I'm stuck with the 110, I'm going from a 140,000 btu boiler and a 80,000 btu water heater. I'm surprised the 110 is going to be too big considering it only has a 14 gallon internal domestic tank to heat water plus heat the house too, I'm running a recirculating pump for the domestic also. But , then again My ignorance gets me shocked a lot these days and I'm certainly not saying you are wrong to have a smaller boiler but this is what I got! I'm feeling like the customers I had replaced the old conversion burners with a Lennox pulse........25% the physical size, they just couldn't get around the much smaller size and btu.
I've got a pre 70's 3000 sq. ft house with 900 of it in the basement. Over half the house is over crawl space, single story with cathedral ceilings, 18 ft in the middle.......lots of windows (410 sq. ft.) just to give you an idea. I had originally done an online heat calc and came up with close to 30,000 btu/hr. If my math is right I'll be running close to 3000 ft of pex. A couple of the zones are only 280 sq. ft but they both also have 110 sq. ft of double pane windows. Don't think it's a grandiose home, I've got lots of work to do!
The original plan was to go with a grundfos alpha 15-55f pump with high flow Honeywell zone valves going to the radiant manifolds. Would that be my closest save? I've dug a pretty good hole to bury myself in.
Your old boiler had different radiation (maybe enough to balance with the boiler output, maybe not) and more thermal mass, and you probably had only one or two zones(?).
A boiler with a MINIMUM modulated output of 28,500 BTU/hr for a house with a 99% design temp heat load of 30,000 BTU/hr is a LOUSY match, even if it were operated as a single zone. It's guaranteed to never modulate! When you compound that by chopping it up into 6 zones, it's going to short-cycle itself into low efficiency on zone calls, and into early grave. With any of the TT -110s with low-mass radiation you're guaranteed to only have reasonable burn times 5% of the time at your design heat load & zoning, and that's only if you dial in the outdoor reset curves to perfection.
If you're "...stuck with the 11o..." you won't be stuck with it for too many years- you'll short-cycle it to death, unless you either reconfigure the heating system topology to include a significant amount of buffering thermal mass, or run it as a single zone.

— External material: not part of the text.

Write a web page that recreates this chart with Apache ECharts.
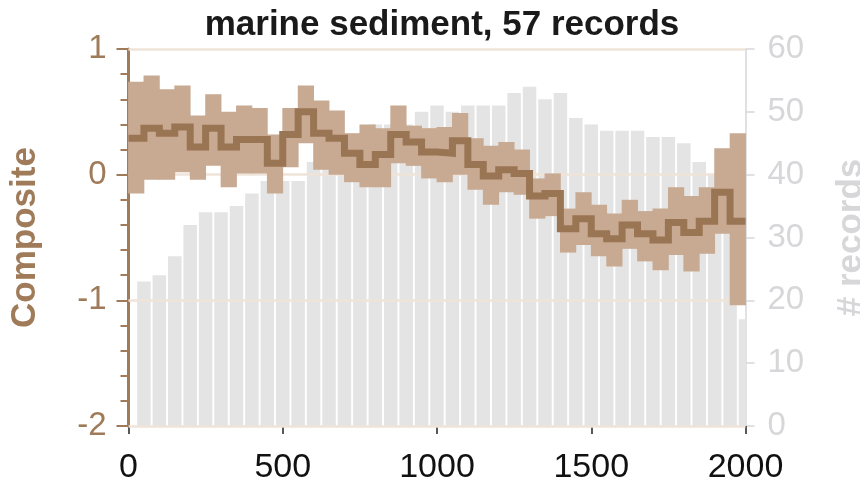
<!DOCTYPE html>
<html><head><meta charset="utf-8">
<script src="https://cdn.jsdelivr.net/npm/echarts@6/dist/echarts.min.js"></script>
<style>html,body{margin:0;padding:0;background:#fff}#c{width:860px;height:492px}</style>
</head><body><div id="c"></div>
<script>
// 50-year bins (start years)
var binStart = [0,50,100,150,200,250,300,350,400,450,500,550,600,650,700,750,800,850,900,950,
  1000,1050,1100,1150,1200,1250,1300,1350,1400,1450,1500,1550,1600,1650,1700,1750,1800,1850,1900,1950];
var binEndYear = 2000;
// composite (median) per bin
var composite = [0.29,0.37,0.33,0.38,0.22,0.37,0.22,0.28,0.28,0.09,0.32,0.50,0.33,0.29,0.17,0.08,0.16,0.32,0.26,0.18,
  0.17,0.27,0.08,-0.01,0.04,0.01,-0.17,-0.15,-0.43,-0.35,-0.47,-0.51,-0.40,-0.47,-0.52,-0.38,-0.46,-0.37,-0.14,-0.37];
// uncertainty band
var upper = [0.74,0.79,0.68,0.71,0.47,0.64,0.50,0.55,0.53,0.32,0.53,0.71,0.59,0.51,0.33,0.40,0.37,0.55,0.39,0.37,
  0.38,0.49,0.29,0.23,0.26,0.20,-0.03,0.01,-0.27,-0.14,-0.24,-0.31,-0.20,-0.29,-0.27,-0.10,-0.17,-0.10,0.21,0.33];
var lower = [-0.15,-0.04,-0.04,0.02,-0.04,0.07,-0.10,0.01,0.01,-0.15,0.06,0.25,0.04,0.00,-0.06,-0.10,-0.10,0.09,0.07,-0.03,
  -0.06,0.00,-0.12,-0.24,-0.14,-0.16,-0.35,-0.33,-0.62,-0.56,-0.65,-0.73,-0.59,-0.69,-0.76,-0.64,-0.77,-0.63,-0.47,-1.04];
// number of records
var recordYears = [50,100,150,200,250,300,350,400,450,500,550,600,650,700,750,800,850,900,950,1000,
  1050,1100,1150,1200,1250,1300,1350,1400,1450,1500,1550,1600,1650,1700,1750,1800,1850,1900,1950,2000];
var records = [23,24,27,32,34,34,35,37,39,39,39,42,43,45,46,48,48,48,50,51,
  50,51,51,51,53,54,52,53,49,48,47,47,47,46,46,45,42,40,36,17];
var xTicks = [0,500,1000,1500,2000];
var leftTicks = [-2,-1,0,1];
var rightTicks = [0,10,20,30,40,50,60];
var titleText = 'marine sediment, 57 records';

function stepData(vals){
  var d = binStart.map(function(x,i){return [x, vals[i]];});
  d.push([binEndYear, vals[vals.length-1]]);
  return d;
}
var bandData = binStart.map(function(x,i){
  var x1 = i + 1 < binStart.length ? binStart[i+1] : binEndYear;
  return [x, x1, lower[i], upper[i]];
});
var barData = recordYears.map(function(x,i){return [x, records[i]];});

var FONT = 'Liberation Sans, Arial, sans-serif';
var brown = '#9a7553', band = '#c8a992', axisBrown = '#9f7b59', grey = '#e4e4e4', rightGrey = '#d7d7da', beige = '#efe4d9';
var BAR_W = 13.5;
var chart = echarts.init(document.getElementById('c'), null, {renderer:'canvas'});
chart.setOption({
  animation: false,
  title: {text: titleText, left: 437, top: 3, textAlign: 'center',
    textStyle: {fontFamily: FONT, fontWeight: 'bold', fontSize: 35, color: '#1a1a1a'}},
  grid: {left: 128.5, right: 114.5, top: 49, bottom: 66, containLabel: false, outerBoundsMode: 'none'},
  xAxis: {type: 'value', min: 0, max: 2000, interval: 500,
    axisLine: {show: false, onZero: false},
    axisTick: {show: true, length: 8, lineStyle: {color: '#222', width: 1.5}},
    axisLabel: {fontSize: 34, color: '#111', margin: 25, fontFamily: FONT,
      formatter: function(v){return xTicks.indexOf(v) >= 0 ? String(v) : '';}},
    splitLine: {show: false}},
  yAxis: [
    {type: 'value', min: -2, max: 1, interval: 1, position: 'left',
     name: 'Composite', nameLocation: 'middle', nameGap: 86, nameRotate: 90,
     nameTextStyle: {fontSize: 35, fontWeight: 'bold', color: axisBrown, fontFamily: FONT},
     axisLine: {show: true, lineStyle: {color: axisBrown, width: 3}},
     axisTick: {show: true, length: 12, lineStyle: {color: axisBrown, width: 2}},
     minorTick: {show: true, splitNumber: 5, length: 8, lineStyle: {color: axisBrown, width: 2}},
     axisLabel: {fontSize: 33, color: axisBrown, margin: 22, fontFamily: FONT,
       formatter: function(v){return leftTicks.indexOf(v) >= 0 ? String(v) : '';}},
     splitLine: {show: false}},
    {type: 'value', min: 0, max: 60, interval: 10, position: 'right',
     name: '# records', nameLocation: 'middle', nameGap: 88, nameRotate: 90,
     nameTextStyle: {fontSize: 35, fontWeight: 'bold', color: rightGrey, fontFamily: FONT},
     axisLine: {show: true, lineStyle: {color: rightGrey, width: 1.5}},
     axisTick: {show: true, length: 9, lineStyle: {color: rightGrey, width: 1.5}},
     axisLabel: {fontSize: 33, color: rightGrey, margin: 22, fontFamily: FONT,
       formatter: function(v){return rightTicks.indexOf(v) >= 0 ? String(v) : '';}},
     splitLine: {show: false}}
  ],
  series: [
    {type: 'custom', yAxisIndex: 1, z: 1, clip: true, silent: true,
     encode: {x: 0, y: 1},
     data: barData,
     renderItem: function(params, api){
       var top = api.coord([api.value(0), api.value(1)]);
       var base = api.coord([api.value(0), 0]);
       return {type: 'rect', shape: {x: top[0] - BAR_W / 2, y: top[1], width: BAR_W, height: base[1] - top[1]},
         style: {fill: grey}};
     }},
    {type: 'line', yAxisIndex: 0, z: 2, data: [], silent: true,
     markLine: {silent: true, symbol: 'none', z: 2, label: {show: false}, animation: false,
       lineStyle: {color: beige, width: 2.5, type: 'solid'},
       data: leftTicks.map(function(v){return {yAxis: v};})}},
    {type: 'custom', yAxisIndex: 0, z: 10, clip: true, silent: true,
     encode: {x: [0, 1], y: [2, 3]},
     data: bandData,
     renderItem: function(params, api){
       var p0 = api.coord([api.value(0), api.value(3)]);
       var p1 = api.coord([api.value(1), api.value(2)]);
       return {type: 'rect', shape: {x: p0[0] - 0.4, y: p0[1], width: p1[0] - p0[0] + 0.8, height: p1[1] - p0[1]},
         style: {fill: band}};
     }},
    {type: 'line', yAxisIndex: 0, z: 11, step: 'end', symbol: 'none',
     lineStyle: {color: brown, width: 7, join: 'miter', cap: 'butt'}, data: stepData(composite), silent: true}
  ]
});
</script></body></html>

As a single zone with the reset curve dialed it'll run reasonable burn times and far fewer cycles during calls for heat, but it's probably not what you were looking for.
There are no combi-heaters out there other than tank-types that will work with your zoning as-is unless you add a buffer tank, at which point it makes more sense to go with a tank-type combi heater.
There are several boilers out there that modulate down to under 10K, some go as low as ~7,600 BTU/hr out (eg, the
HTP UFT-80W, there are a few others ) which would do just fine with your zone setup, and would have plenty of burner to serve up domestic hot water with an indirect HW heater as the priority zone. Even though it's oversized for any single zone, it's reasonably sized for the whole house load, and which you get the outdoor reset curve dialed right you'll be guaranteed to have overlapping zone calls, and it'll burn almost continuously throughout the winter.
Water velocity in the thin manifold and cavitation issues are the least of it. I can't/won't spec a pump for you even if I had the full system description to calculate the pumping head and flow requirements from, but somebody with the right design software tools could (for a price.) This is not a design-by web-forum level of fix. There are folks posting on this forum who could do the necessary re-design for you and specify the "save" well enough for your heating guy (or a dedicated DIYer) to manage it. But it starts with the real room-by-room heat loads and the room-by-room radiant component details that are already installed.
If I had to guess, a tightened up 3000 foot pre-1970s 2x4 house in Boulder would have a heat load closer to 45-50K @ 0F (Boulder's 99% outside design temp) than 30,000 BTU/hr but that's not going to be enough to save you here. If you have a fuel use history on the place, let's run fuel-use against heating degree days to at least nail down a reasonable upper bound on it.